What? WHAT? On what possible basis can anyone justify saying that Schilling should be critized for struggling this season due to an injury aggravated by his selfless and heroic act last year?
"Thank you Boomer?' For what? For sending anonymous, cowardly and fatuous bitches to the press? For taking pot-shots in the dark at a team mate? For stirring controversy that can only distract from the task at hand? For casting suspicion on other team mates by referencing Pedro's Boston experinece, about which he has no first-hand knowledge? For advocating the back-asssward ethical standard that because fans have unfairly and churlishly turned on the likes of Bellhorn, Millar, Embree and Foulke, they should do likewise to Schilling? And this is the same clown who managed to get himself suspended when the sox could ill-afford to lose a starter this year. I love Wells' pitching, but he's a 12 year old.
Thanks for nothing, Boomer.

Earl said...

For advocating the back-asssward ethical standard that because fans have unfairly and churlishly turned on the likes of Bellhorn, Millar, Embree and Foulke...

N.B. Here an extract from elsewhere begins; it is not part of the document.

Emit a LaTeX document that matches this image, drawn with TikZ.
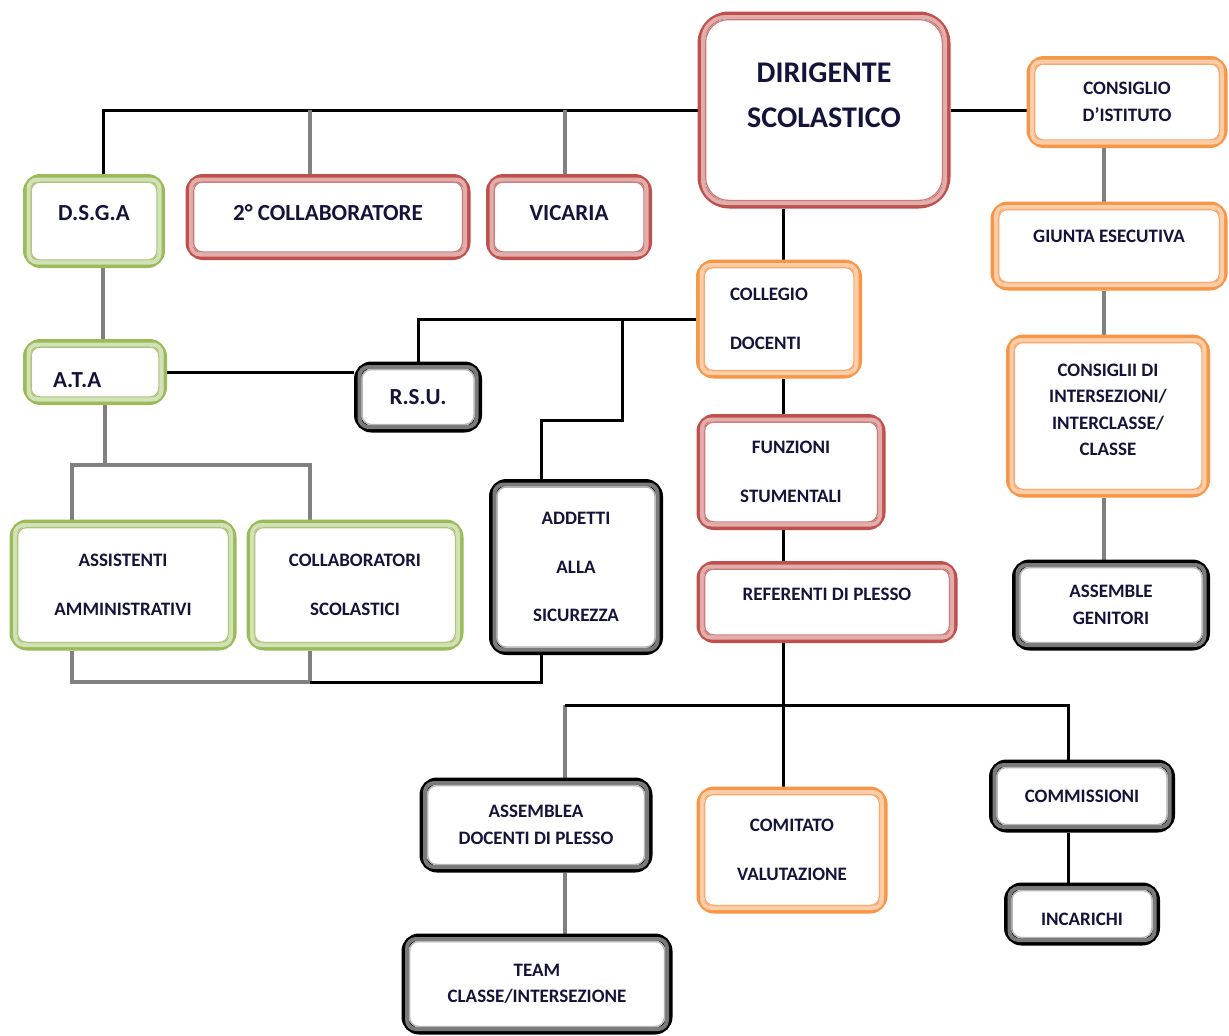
\documentclass[tikz,border=0pt]{standalone}
\usepackage{fontspec}
\setmainfont{Carlito}
\pgfdeclarelayer{bg}
\pgfsetlayers{bg,main}
\definecolor{redO}{HTML}{C0504D}\definecolor{redL}{HTML}{E2AEAC}\definecolor{redM}{HTML}{CC7D7A}
\definecolor{greenO}{HTML}{9BBB59}\definecolor{greenL}{HTML}{D3E1B8}\definecolor{greenM}{HTML}{ADC67C}
\definecolor{orO}{HTML}{F79646}\definecolor{orL}{HTML}{FBCDA8}\definecolor{orM}{HTML}{F9A96E}
\definecolor{blkO}{HTML}{000000}\definecolor{blkL}{HTML}{7A7A7A}\definecolor{blkM}{HTML}{B5B5B5}
\definecolor{txt}{HTML}{14143A}
\definecolor{lineG}{HTML}{808080}
\tikzset{
  box/.style={rectangle, line width=7pt, rounded corners=14pt, fill=white, inner sep=0pt, align=center, text=txt, font=\smallf},
  rbox/.style={box, draw=redO},
  gbox/.style={box, draw=greenO},
  obox/.style={box, draw=orO},
  kbox/.style={box, draw=blkO},
  band/.style={line width=4pt},
  thinl/.style={line width=1.3pt},
  conn/.style={draw=black, line width=3pt},
  connG/.style={draw=lineG, line width=3.5pt},
}
\newcommand\smallf{\bfseries\fontsize{19}{26.5}\selectfont}
\newcommand\medf{\bfseries\fontsize{23}{28}\selectfont}
\newcommand\bigf{\bfseries\fontsize{30}{45}\selectfont}
\begin{document}
\begin{tikzpicture}[x=1pt,y=-1pt]
\begin{pgfonlayer}{bg}
\path[use as bounding box, fill=white] (0,0) rectangle (1229,1036);
\end{pgfonlayer}
% nodes
\node[rbox, rounded corners=28pt, minimum width=246pt, minimum height=190pt, font=\bigf, text depth=29pt] (dir) at (824,110) {DIRIGENTE\\SCOLASTICO};
\node[obox, minimum width=194pt, minimum height=85pt] (cons) at (1127,102) {CONSIGLIO\\D’ISTITUTO};
\node[obox, minimum width=230pt, minimum height=82pt, text depth=20pt] (giunta) at (1109,246) {GIUNTA ESECUTIVA};
\node[obox, minimum width=197pt, minimum height=156pt, text depth=12pt] (consigli) at (1108,416) {CONSIGLII DI\\INTERSEZIONI/\\INTERCLASSE/\\CLASSE};
\node[kbox, minimum width=191pt, minimum height=84pt] (asgen) at (1111,605) {ASSEMBLE\\GENITORI};
\node[gbox, minimum width=135pt, minimum height=87pt, font=\medf, text depth=16pt] (dsga) at (94,221) {D.S.G.A};
\node[rbox, minimum width=278pt, minimum height=79pt, font=\medf, text depth=8pt] (coll2) at (328,217) {2° COLLABORATORE};
\node[rbox, minimum width=159pt, minimum height=79pt, font=\medf, text depth=8pt] (vic) at (569,217) {VICARIA};
\node[obox, minimum width=159pt, minimum height=112pt, text width=98pt, align=left] (collegio) at (779,319) {COLLEGIO\\[22pt]DOCENTI};
\node[gbox, minimum width=137pt, minimum height=59pt, font=\medf, text width=84pt, align=left, text height=31pt] (ata) at (95,372) {A.T.A};
\node[kbox, minimum width=121pt, minimum height=64pt, font=\medf] (rsu) at (418,397) {R.S.U.};
\node[rbox, minimum width=182pt, minimum height=109pt] (funz) at (791,472) {FUNZIONI\\[22pt]STUMENTALI};
\node[rbox, minimum width=254pt, minimum height=75pt, text depth=16pt] (ref) at (827,602) {REFERENTI DI PLESSO};
\node[kbox, minimum width=167pt, minimum height=169pt] (addetti) at (576,567) {ADDETTI\\[22pt]ALLA\\[22pt]SICUREZZA};
\node[gbox, minimum width=220pt, minimum height=124pt] (assist) at (123,585) {ASSISTENTI\\[22pt]AMMINISTRATIVI};
\node[gbox, minimum width=210pt, minimum height=124pt] (collab) at (355,585) {COLLABORATORI\\[22pt]SCOLASTICI};
\node[kbox, minimum width=226pt, minimum height=88pt] (assemblea) at (536,825) {ASSEMBLEA\\DOCENTI DI PLESSO};
\node[obox, minimum width=184pt, minimum height=120pt] (comitato) at (792,850) {COMITATO\\[22pt]VALUTAZIONE};
\node[kbox, minimum width=179pt, minimum height=66pt] (commiss) at (1082,796) {COMMISSIONI};
\node[kbox, minimum width=149pt, minimum height=56pt, text height=24pt] (incarichi) at (1082,914) {INCARICHI};
\node[kbox, minimum width=264pt, minimum height=94pt] (team) at (537,984) {TEAM\\CLASSE/INTERSEZIONE};
% inner frame lines
\foreach \n/\col/\rad in {dir/red/23, cons/or/9, giunta/or/9, consigli/or/9, asgen/blk/9, dsga/green/9, coll2/red/9, vic/red/9, collegio/or/9, ata/green/9, rsu/blk/9, funz/red/9, ref/red/9, addetti/blk/9, assist/green/9, collab/green/9, assemblea/blk/9, comitato/or/9, commiss/blk/9, incarichi/blk/9, team/blk/9}{
  \draw[band, draw=\col L, rounded corners=\rad pt] ([shift={(5.5pt,5.5pt)}]\n.south west) rectangle ([shift={(-5.5pt,-5.5pt)}]\n.north east);
  \draw[thinl, draw=\col M, rounded corners=\rad pt] ([shift={(8.1pt,8.1pt)}]\n.south west) rectangle ([shift={(-8.1pt,-8.1pt)}]\n.north east);
}
% helper coordinates
\coordinate (spine) at (783,0);
\coordinate (rsp) at (1104,0);
\coordinate (b1) at (622,420);
\coordinate (j1) at (105,465);
\coordinate (j2) at (541,682);
\coordinate (j3) at (783,705);
\coordinate (dsgaN) at ([xshift=9pt]dsga.north);
\coordinate (dsgaS) at ([xshift=9pt]dsga.south);
\coordinate (coll2N) at ([xshift=-18pt]coll2.north);
\coordinate (vicN) at ([xshift=-4pt]vic.north);
\coordinate (ataS) at ([xshift=10pt]ata.south);
\coordinate (assistN) at ([xshift=-51pt]assist.north);
\coordinate (assistS) at ([xshift=-51pt]assist.south);
\coordinate (collabN) at ([xshift=-45pt]collab.north);
\coordinate (collabS) at ([xshift=-45pt]collab.south);
\coordinate (addN) at ([xshift=-35pt]addetti.north);
\coordinate (addS) at ([xshift=-35pt]addetti.south);
\coordinate (asmN) at ([xshift=29pt]assemblea.north);
\coordinate (asmS) at ([xshift=29pt]assemblea.south);
\coordinate (comN) at ([xshift=-14pt]commiss.north);
\coordinate (comS) at ([xshift=-14pt]commiss.south);
\begin{pgfonlayer}{bg}
\draw[conn] (dir.west) -| (dsgaN);
\draw[connG] (coll2N) -- (coll2N |- dir.west);
\draw[connG] (vicN) -- (vicN |- dir.west);
\draw[conn] (dir.east) -- (dir.east -| cons.west);
\draw[conn] (spine |- dir.south) -- (spine |- collegio.north);
\draw[conn] (spine |- collegio.south) -- (spine |- funz.north);
\draw[conn] (spine |- funz.south) -- (spine |- ref.north);
\draw[conn] (spine |- ref.south) -- (j3);
\draw[connG] (rsp |- cons.south) -- (rsp |- giunta.north);
\draw[connG] (rsp |- giunta.south) -- (rsp |- consigli.north);
\draw[connG] (rsp |- consigli.south) -- (rsp |- asgen.north);
\draw[connG] (dsgaS) -- (dsgaS |- ata.north);
\draw[conn] (ata.east) -- (ata.east -| rsu.west);
\draw[conn] (collegio.west) -| (rsu.north);
\draw[conn] (b1 |- collegio.west) -- (b1) -| (addN);
\draw[connG] (ataS) -- (j1);
\draw[connG] (assistN) |- (j1) -| (collabN);
\draw[connG] (assistS) |- (collabS |- j2) -- (collabS);
\draw[conn] (collabS |- j2) -- (j2) -- (addS);
\draw[connG] (asmN) -- (asmN |- j3);
\draw[conn] (asmN |- j3) -- (j3) -| (comN);
\draw[conn] (j3) -- (j3 |- comitato.north);
\draw[conn] (comS) -- (comS |- incarichi.north);
\draw[connG] (asmS) -- (asmS |- team.north);
\end{pgfonlayer}
\end{tikzpicture}
\end{document}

Setting aside for the moment your bizarre assertion that being unhappy with a person who is unable to perform the job for which he is being paid (quite handsomely) is somehow "unfair", it's ironic that you'd say this in defense of Schilling. Schilling, remember, launched an attack on Manny earlier in the season, turning fans against Ramirez. Only in that case, Manny was performing extraordinarily well, leading the league in RBI's. Sure, Schilling didn't do it anonymously, but everything we know about Schilling suggests that's a result not of bravery but rather of his love of the spotlight.

[and please, I don't want to get into the whole Manny thing. You've made it clear what you think about it.]

Anonymous said...

Earl: Huh?
Yeah, I think it's unfair and boorish to boo athletes who are playing hard and have either slumped (Bellhorn), hit the wall (Embree) or been injured (Foulke). (All white guys, by the way, you race-baiters out there...I don't see the Boston fans cutting them any special slack because they don't have "brown skin." ) Boston fans owe these guys, all of them, for last year's championship. I never said you couldn't be "unhappy" about their performance; hell, I was ready to get rid of all three of those guys before Tito was. But a player deserves some respect during the tough times if they've delivered in the past, and especially if they've delivered at the risk of their careers, like Schilling. You think the size of a paycheck guards against injuries, slumps and old age? Do you boo your grandmother because she doesn't drive so well any more? Grow up.

Calling out a player who isn't willing to play when the manager asks him to? An obligation of a team leader; though Schilling should have kept his comments in the clubhouse. And it's pretty funny to see you extol Well's cowardly hit-and-run criticism as some kind of virtuous modesty, as if Boomer isn't a well-established publicity hound himself. He didn't have the guts to be accountable for his big mouth.

Earl said...

JM --

I didn't realize you were referring specifically to the booing of those players; I despise booing also, so I guess we agree on that [though I feel Foulke's comments about fans were equally "churlish and unfair"].

I also totally agree with your comment "a player deserves some respect during the tough times if they've delivered in the past". But I think this applies to Manny as well. I could go on in more detail, but that horse has been beaten to death, and it seems pointless to get into it.

Finally, nowhere in my post did I "extol" anything Wells has said or done. Not sure where that comment came from.